ID: 1618
Presenting Author: Shixin Zhao
Session: 606 - Climate change impact assessments for cultural heritage: bridging informational gaps
Status: pending
This research quantifies the human contribution to heat, rain, and dry-spell extremes at World Heritage Sites, and translates the evidence into guidance for impact assessment and adaptation.
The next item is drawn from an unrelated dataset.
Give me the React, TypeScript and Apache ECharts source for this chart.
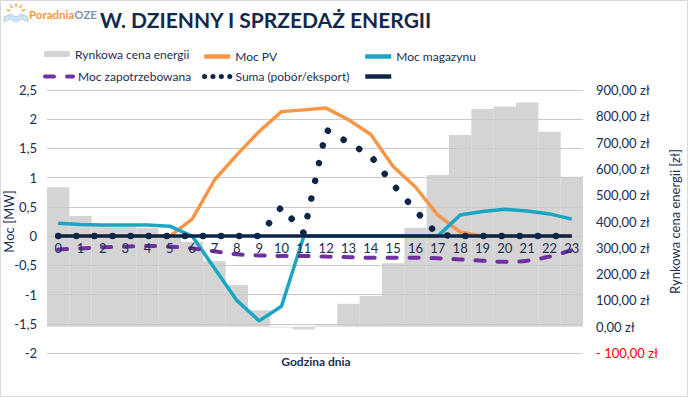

World Heritage Sites (WHSs) are obligated to sustain their Outstanding Universal Values (OUVs), which necessitates impact and risk assessment to guide their management. Human-induced climate change is changing the frequency and severity of extreme weather events at WHSs, threatening their integrity, authenticity, and community well-being. However, the extent to which these changes are attributable to human activities is unclear, and interpreting climate metrics into decision-ready evidence remains challenging. The emerging attribution science offers a scientific foundation that rapidly quantifies the anthropogenic effects on extreme weather events and heritage specific impacts, yet its application to cultural heritage remains nascent. Here we conduct a global attribution study, using large-ensemble simulations with natural-only forcings to isolate the human contribution to three climate extremes—extreme heat days, heavy rainfall, and consecutive dry spells—for every WHS inscribed with cultural value. On average, human influence has increased extreme heat days at WHSs by 46 days per year. Dry spells strengthened in WHS-dense Mediterranean regions, while changes in heavy rainfall are smaller and highly regional. Sites in low-income countries show the largest anthropogenic impacts of heat extremes, compared with mostly low-to-moderate shares in high-income regions. We show how attribution results can bridge information gaps for heritage practitioners, and how to develop communication tools that link attribution evidence to adaptation measures.
Shixin is a PhD candidate at UCL Institute for Sustainable Heritage. He explores the role of attribution science in understanding the climate change risks for cultural heritage.